Jan started working on the market when she was ten. Here she learned to project her personality "or die. I haven't blushed since I was ten-and-a-half". Among those she worked alongside was Paul O'Grady, later to find fame as Lily Savage.
Even back then, all Jan wanted to do was act. She took parts in school plays, but "as far as the nuns were concerned, actresses were one step up from whores, you know. This was not something you were told was a career option."
Jan finally took a drama course as a mature student, landing a role with Liverpool's Afta Thought company when she graduated. She would play rape victims in training exercises for the police and social services. After relocating in York at the behest of a previous boyfriend, she expected to find plenty of work in our "city of culture". She was wrong: instead she went into sales.

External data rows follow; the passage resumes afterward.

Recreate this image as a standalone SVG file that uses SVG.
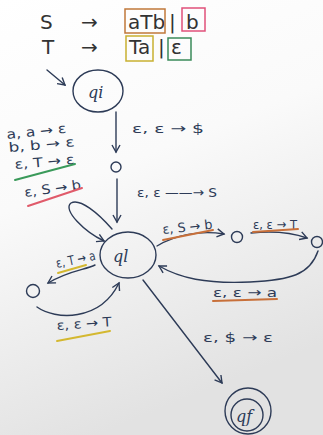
<svg xmlns="http://www.w3.org/2000/svg" width="323" height="435" viewBox="0 0 323 435">
<defs>
<linearGradient id="bg" x1="0" y1="0" x2="0.3" y2="1">
<stop offset="0" stop-color="#ffffff"/>
<stop offset="0.45" stop-color="#fafafa"/>
<stop offset="1" stop-color="#e2e2e2"/>
</linearGradient>
<marker id="ah" markerWidth="10" markerHeight="10" refX="8" refY="5" orient="auto" markerUnits="userSpaceOnUse">
<path d="M1,1 L8,5 L1,9" fill="none" stroke="#2d3b57" stroke-width="1.4"/>
</marker>
</defs>
<style>
.ink{fill:none;stroke:#2d3b57;stroke-width:1.4;stroke-linecap:round}
.lbl{font-family:"DejaVu Sans",sans-serif;font-size:13px;fill:#2d3b57}
.gram{font-family:"DejaVu Sans",sans-serif;font-size:20px;fill:#333}
.st{font-family:"DejaVu Serif",serif;font-style:italic;font-size:16px;fill:#2d3b57}
.ul{fill:none;stroke-width:2;stroke-linecap:round}
</style>
<rect width="323" height="435" fill="url(#bg)"/>
<g id="grammar">
<text class="gram" x="40" y="29">S</text>
<text class="gram" x="81" y="29">→</text>
<text class="gram" x="128" y="29">aTb</text>
<text class="gram" x="169" y="29">|</text>
<text class="gram" x="186" y="29">b</text>
<text class="gram" x="42" y="54">T</text>
<text class="gram" x="81" y="54">→</text>
<text class="gram" x="129" y="54">Ta</text>
<text class="gram" x="158" y="54">|</text>
<text class="gram" x="171" y="54">ε</text>
<rect x="125" y="9" width="40" height="24" fill="none" stroke="#c0783a" stroke-width="1.5"/>
<rect x="182" y="8" width="23" height="23" fill="none" stroke="#e0507a" stroke-width="1.5"/>
<rect x="126" y="36" width="27" height="25" fill="none" stroke="#c8b030" stroke-width="1.5"/>
<rect x="168" y="38" width="23" height="22" fill="none" stroke="#3a8a5a" stroke-width="1.5"/>
</g>
<g id="qi">
<ellipse class="ink" cx="98" cy="91" rx="25" ry="21"/>
<text class="st" x="88" y="98">qi</text>
</g>
<g id="m1">
<circle class="ink" cx="116" cy="167" r="5"/>
</g>
<g id="ql">
<ellipse class="ink" cx="128" cy="255" rx="28" ry="23"/>
<text class="st" x="113" y="262">ql</text>
</g>
<g id="m2">
<circle class="ink" cx="33" cy="291" r="6.5"/>
</g>
<g id="m3">
<circle class="ink" cx="237" cy="237" r="5.5"/>
</g>
<g id="m4">
<circle class="ink" cx="317" cy="242" r="5.5"/>
</g>
<g id="qf">
<circle class="ink" cx="248" cy="411" r="23"/>
<circle class="ink" cx="247" cy="415" r="16"/>
<text class="st" x="236" y="422">qf</text>
</g>
<g id="connectors">
<path class="ink" d="M47,70 L65,85" marker-end="url(#ah)"/>
<path class="ink" d="M116,112 L116,152" marker-end="url(#ah)"/>
<path class="ink" d="M117,179 L117,222" marker-end="url(#ah)"/>
<path class="ink" d="M112,229 C98,213 80,198 71,203 C62,210 85,232 104,241" marker-end="url(#ah)"/>
<path class="ink" d="M95,265 C85,270 70,270 48,283" marker-end="url(#ah)"/>
<path class="ink" d="M37,307 C55,320 100,322 119,283" marker-end="url(#ah)"/>
<path class="ink" d="M157,246 C175,235 200,230 224,234" marker-end="url(#ah)"/>
<path class="ink" d="M251,233 C270,231 290,232 307,238" marker-end="url(#ah)"/>
<path class="ink" d="M318,251 C310,275 290,280 250,282 C205,284 180,278 159,266" marker-end="url(#ah)"/>
<path class="ink" d="M143,280 L222,383" marker-end="url(#ah)"/>
</g>
<g id="labels">
<text class="lbl" x="7" y="139" textLength="60" lengthAdjust="spacingAndGlyphs" transform="rotate(-6 7 139)">a, a → ε</text>
<text class="lbl" x="9" y="152" textLength="66" lengthAdjust="spacingAndGlyphs" transform="rotate(-5 9 152)">b, b → ε</text>
<text class="lbl" x="15" y="169" textLength="60" lengthAdjust="spacingAndGlyphs" transform="rotate(-5 15 169)">ε, T → ε</text>
<path class="ul" stroke="#3a9a5a" d="M15,180 L75,164"/>
<text class="lbl" x="25" y="197" textLength="57" lengthAdjust="spacingAndGlyphs" transform="rotate(-8 25 197)">ε, S → b</text>
<path class="ul" stroke="#e05a6a" d="M28,206 L82,188"/>
<text class="lbl" x="132" y="133" textLength="72" lengthAdjust="spacingAndGlyphs">ε, ε → $</text>
<text class="lbl" x="137" y="197" textLength="80" lengthAdjust="spacingAndGlyphs">ε, ε ——→ S</text>
<text class="lbl" x="57" y="268" textLength="40" lengthAdjust="spacingAndGlyphs" transform="rotate(-12 57 268)">ε, T → a</text>
<path class="ul" stroke="#d4b830" d="M58,273 L86,265"/>
<text class="lbl" x="57" y="330" textLength="55" lengthAdjust="spacingAndGlyphs" transform="rotate(-4 57 330)">ε, ε → T</text>
<path class="ul" stroke="#d4b830" d="M57,341 L110,331"/>
<text class="lbl" x="163" y="234" textLength="50" lengthAdjust="spacingAndGlyphs" transform="rotate(-6 163 234)">ε, S → b</text>
<path class="ul" stroke="#c8703a" d="M163,240 L213,230"/>
<text class="lbl" x="253" y="229" textLength="44" lengthAdjust="spacingAndGlyphs">ε, ε → T</text>
<path class="ul" stroke="#c8703a" d="M253,232 L298,229"/>
<text class="lbl" x="213" y="297" textLength="64" lengthAdjust="spacingAndGlyphs">ε, ε → a</text>
<path class="ul" stroke="#c8703a" d="M213,301 L277,299"/>
<text class="lbl" x="203" y="342" textLength="70" lengthAdjust="spacingAndGlyphs">ε, $ → ε</text>
</g>
</svg>
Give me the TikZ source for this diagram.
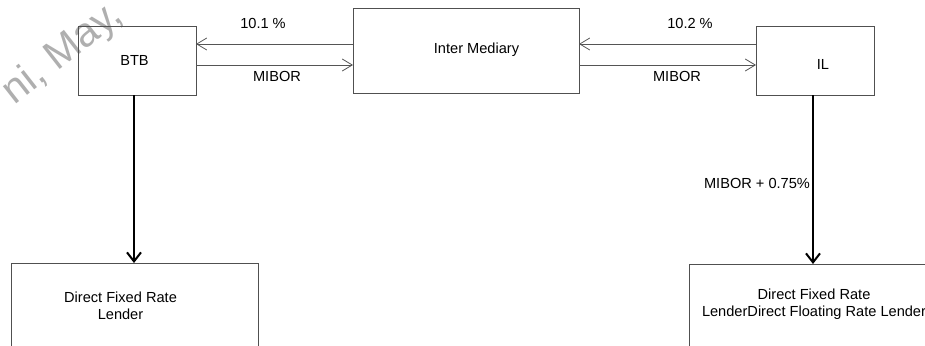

One day at work she collapsed. Fortunately her colleagues already knew she was living with an aneurysm - a swelling of an artery - and that if it burst she could die of a brain haemorrhage. That was what killed her father. They called an ambulance immediately.
She underwent an 11-hour operation in Leeds General to stem the bleeding, and was not expected to make it. When she did, doctors proclaimed her a "walking miracle" and she vowed not to waste any more of her life.
That was nearly two years ago. Since then she has been concentrating on her acting career.
And that is what brought her back to Sheffield for day two of Soapstars auditions.
This time, she was asked to improvise a family argument with two others, and she felt it went well. But she didn't make it any further.
"I'd realised that what they were looking for physically wasn't me," she said. "I had seen the other women they had chosen for the mother role. They were doctor's wife types. Here I was, a bleached blonde with tattoos."
She was disappointed, not at losing the chance for fame but at missing out on a chance for regular acting work. Her role model is Judi Dench, not Big Brother's Helen.
Jan will watch the show on Monday, hoping it might still prove to be the springboard to other acting jobs.
"One person I hope will be watching is Ms Savage," she said, with that irrepressible smile.